* start Given records *

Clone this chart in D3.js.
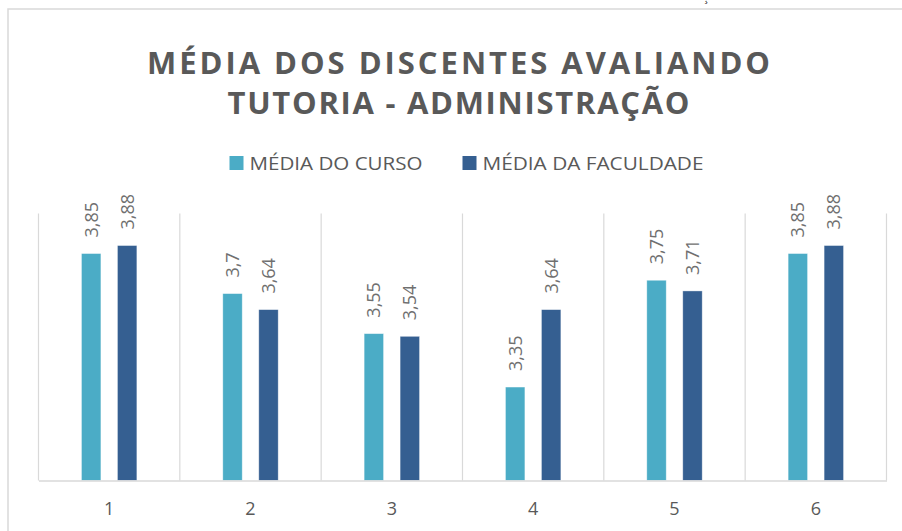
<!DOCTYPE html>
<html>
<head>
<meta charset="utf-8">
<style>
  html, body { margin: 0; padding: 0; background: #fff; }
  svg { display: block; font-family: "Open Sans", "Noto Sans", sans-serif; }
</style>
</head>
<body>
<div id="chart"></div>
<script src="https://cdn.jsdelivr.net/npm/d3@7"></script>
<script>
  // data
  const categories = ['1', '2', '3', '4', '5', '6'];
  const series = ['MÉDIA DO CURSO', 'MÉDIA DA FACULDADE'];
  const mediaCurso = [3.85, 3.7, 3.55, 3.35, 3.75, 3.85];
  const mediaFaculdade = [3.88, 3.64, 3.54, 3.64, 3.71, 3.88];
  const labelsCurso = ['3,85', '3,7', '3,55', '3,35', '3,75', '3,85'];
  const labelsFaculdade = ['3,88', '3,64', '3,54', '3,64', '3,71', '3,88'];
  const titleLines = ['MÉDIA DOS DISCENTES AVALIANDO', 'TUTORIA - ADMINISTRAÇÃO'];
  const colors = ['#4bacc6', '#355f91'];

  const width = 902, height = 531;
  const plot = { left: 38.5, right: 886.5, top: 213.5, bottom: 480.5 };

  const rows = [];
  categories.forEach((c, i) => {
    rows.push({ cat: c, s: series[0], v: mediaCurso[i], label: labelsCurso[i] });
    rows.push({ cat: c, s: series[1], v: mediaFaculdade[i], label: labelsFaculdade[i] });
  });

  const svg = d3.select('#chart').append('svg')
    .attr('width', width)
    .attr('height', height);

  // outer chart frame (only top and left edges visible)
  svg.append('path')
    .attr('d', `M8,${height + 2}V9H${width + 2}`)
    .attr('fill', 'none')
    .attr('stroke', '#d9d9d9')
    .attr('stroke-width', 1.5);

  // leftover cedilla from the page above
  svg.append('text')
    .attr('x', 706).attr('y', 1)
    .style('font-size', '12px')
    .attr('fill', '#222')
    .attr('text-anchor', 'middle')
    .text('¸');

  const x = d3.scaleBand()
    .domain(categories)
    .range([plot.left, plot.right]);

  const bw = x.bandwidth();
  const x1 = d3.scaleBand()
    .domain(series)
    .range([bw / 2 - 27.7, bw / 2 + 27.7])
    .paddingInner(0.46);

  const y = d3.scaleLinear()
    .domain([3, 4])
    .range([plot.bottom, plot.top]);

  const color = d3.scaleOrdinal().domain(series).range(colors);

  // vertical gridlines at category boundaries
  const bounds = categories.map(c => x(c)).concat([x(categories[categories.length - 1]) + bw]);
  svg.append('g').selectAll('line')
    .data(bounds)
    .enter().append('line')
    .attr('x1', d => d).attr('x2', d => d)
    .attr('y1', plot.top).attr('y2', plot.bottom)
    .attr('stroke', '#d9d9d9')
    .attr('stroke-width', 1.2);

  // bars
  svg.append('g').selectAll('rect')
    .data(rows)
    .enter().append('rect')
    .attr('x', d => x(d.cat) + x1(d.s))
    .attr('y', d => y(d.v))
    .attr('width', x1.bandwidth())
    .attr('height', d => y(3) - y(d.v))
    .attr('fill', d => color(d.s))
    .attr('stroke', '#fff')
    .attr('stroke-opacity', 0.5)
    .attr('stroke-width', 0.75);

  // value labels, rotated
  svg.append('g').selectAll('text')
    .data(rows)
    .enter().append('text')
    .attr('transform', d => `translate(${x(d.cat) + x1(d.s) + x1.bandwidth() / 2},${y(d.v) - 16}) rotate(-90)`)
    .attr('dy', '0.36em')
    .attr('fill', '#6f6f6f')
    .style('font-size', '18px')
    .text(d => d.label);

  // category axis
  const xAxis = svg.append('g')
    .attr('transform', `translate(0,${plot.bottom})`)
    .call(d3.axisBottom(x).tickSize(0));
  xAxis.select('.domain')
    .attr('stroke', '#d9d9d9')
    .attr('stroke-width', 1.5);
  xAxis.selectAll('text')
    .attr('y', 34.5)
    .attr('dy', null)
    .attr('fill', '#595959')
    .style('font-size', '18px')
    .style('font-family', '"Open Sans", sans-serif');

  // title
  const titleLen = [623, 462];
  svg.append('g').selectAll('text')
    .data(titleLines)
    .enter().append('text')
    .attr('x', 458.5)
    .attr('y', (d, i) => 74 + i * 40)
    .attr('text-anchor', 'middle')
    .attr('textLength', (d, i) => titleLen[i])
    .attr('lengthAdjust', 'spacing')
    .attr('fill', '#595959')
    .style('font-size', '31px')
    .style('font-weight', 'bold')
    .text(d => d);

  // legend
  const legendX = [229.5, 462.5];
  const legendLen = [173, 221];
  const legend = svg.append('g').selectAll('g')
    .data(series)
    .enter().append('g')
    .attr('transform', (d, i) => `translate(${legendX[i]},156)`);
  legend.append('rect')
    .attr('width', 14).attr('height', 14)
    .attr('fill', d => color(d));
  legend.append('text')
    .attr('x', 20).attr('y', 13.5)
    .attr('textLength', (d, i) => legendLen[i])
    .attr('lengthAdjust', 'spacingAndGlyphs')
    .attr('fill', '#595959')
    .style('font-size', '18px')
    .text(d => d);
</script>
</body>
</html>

* end Given records *
* start Given records *

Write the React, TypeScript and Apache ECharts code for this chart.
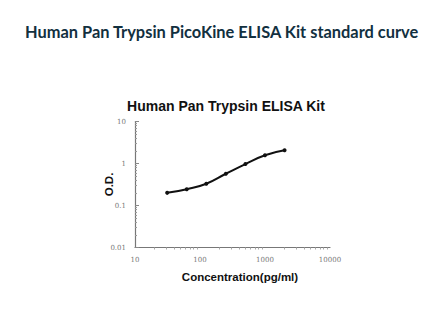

* end Given records *
* start Given records *

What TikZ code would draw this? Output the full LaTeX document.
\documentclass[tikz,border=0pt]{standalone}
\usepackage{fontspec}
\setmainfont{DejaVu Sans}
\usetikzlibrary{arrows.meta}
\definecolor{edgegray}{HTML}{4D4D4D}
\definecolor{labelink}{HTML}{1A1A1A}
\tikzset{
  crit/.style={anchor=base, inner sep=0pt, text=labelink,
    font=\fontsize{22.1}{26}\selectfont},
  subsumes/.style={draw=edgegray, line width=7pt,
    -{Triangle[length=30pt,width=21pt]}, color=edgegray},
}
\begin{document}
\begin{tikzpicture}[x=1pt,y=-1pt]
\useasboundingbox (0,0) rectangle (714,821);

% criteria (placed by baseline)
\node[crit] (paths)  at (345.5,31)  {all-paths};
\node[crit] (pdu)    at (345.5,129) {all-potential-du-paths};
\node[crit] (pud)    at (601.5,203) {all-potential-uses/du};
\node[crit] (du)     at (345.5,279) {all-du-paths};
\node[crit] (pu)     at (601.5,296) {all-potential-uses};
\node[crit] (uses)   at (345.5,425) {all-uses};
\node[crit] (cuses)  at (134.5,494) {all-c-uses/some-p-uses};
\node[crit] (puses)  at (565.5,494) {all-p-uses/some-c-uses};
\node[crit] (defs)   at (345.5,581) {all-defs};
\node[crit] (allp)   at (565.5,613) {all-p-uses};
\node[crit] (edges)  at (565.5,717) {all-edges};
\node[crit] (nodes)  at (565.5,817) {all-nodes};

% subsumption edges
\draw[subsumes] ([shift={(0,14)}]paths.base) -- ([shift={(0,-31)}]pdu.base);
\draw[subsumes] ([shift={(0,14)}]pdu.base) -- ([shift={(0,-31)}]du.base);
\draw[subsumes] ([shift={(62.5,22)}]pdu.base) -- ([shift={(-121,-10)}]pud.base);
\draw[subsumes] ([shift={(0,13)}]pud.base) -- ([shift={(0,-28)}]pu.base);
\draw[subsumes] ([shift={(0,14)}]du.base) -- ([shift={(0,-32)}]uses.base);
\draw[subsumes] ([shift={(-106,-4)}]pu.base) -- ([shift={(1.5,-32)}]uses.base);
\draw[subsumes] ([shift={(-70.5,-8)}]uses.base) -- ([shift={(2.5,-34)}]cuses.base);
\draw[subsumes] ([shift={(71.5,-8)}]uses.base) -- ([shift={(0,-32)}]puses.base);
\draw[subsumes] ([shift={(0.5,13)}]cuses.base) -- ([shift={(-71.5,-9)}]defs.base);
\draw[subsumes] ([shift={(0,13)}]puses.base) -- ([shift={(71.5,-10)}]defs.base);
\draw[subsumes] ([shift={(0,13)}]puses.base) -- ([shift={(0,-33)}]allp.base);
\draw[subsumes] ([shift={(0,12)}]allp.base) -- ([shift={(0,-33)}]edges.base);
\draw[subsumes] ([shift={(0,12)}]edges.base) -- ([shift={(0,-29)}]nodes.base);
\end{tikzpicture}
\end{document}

* end Given records *

* What is needed *
Reproduce the data above exactly, but only the lines from the one showing "Clone this chart in D3.js." through the one showing "213.5, bottom: 480.5", with both ends kept and the pictures left out.

* Result of the task *
Clone this chart in D3.js.
<!DOCTYPE html>
<html>
<head>
<meta charset="utf-8">
<style>
  html, body { margin: 0; padding: 0; background: #fff; }
  svg { display: block; font-family: "Open Sans", "Noto Sans", sans-serif; }
</style>
</head>
<body>
<div id="chart"></div>
<script src="https://cdn.jsdelivr.net/npm/d3@7"></script>
<script>
  // data
  const categories = ['1', '2', '3', '4', '5', '6'];
  const series = ['MÉDIA DO CURSO', 'MÉDIA DA FACULDADE'];
  const mediaCurso = [3.85, 3.7, 3.55, 3.35, 3.75, 3.85];
  const mediaFaculdade = [3.88, 3.64, 3.54, 3.64, 3.71, 3.88];
  const labelsCurso = ['3,85', '3,7', '3,55', '3,35', '3,75', '3,85'];
  const labelsFaculdade = ['3,88', '3,64', '3,54', '3,64', '3,71', '3,88'];
  const titleLines = ['MÉDIA DOS DISCENTES AVALIANDO', 'TUTORIA - ADMINISTRAÇÃO'];
  const colors = ['#4bacc6', '#355f91'];

  const width = 902, height = 531;
  const plot = { left: 38.5, right: 886.5, top: 213.5, bottom: 480.5 };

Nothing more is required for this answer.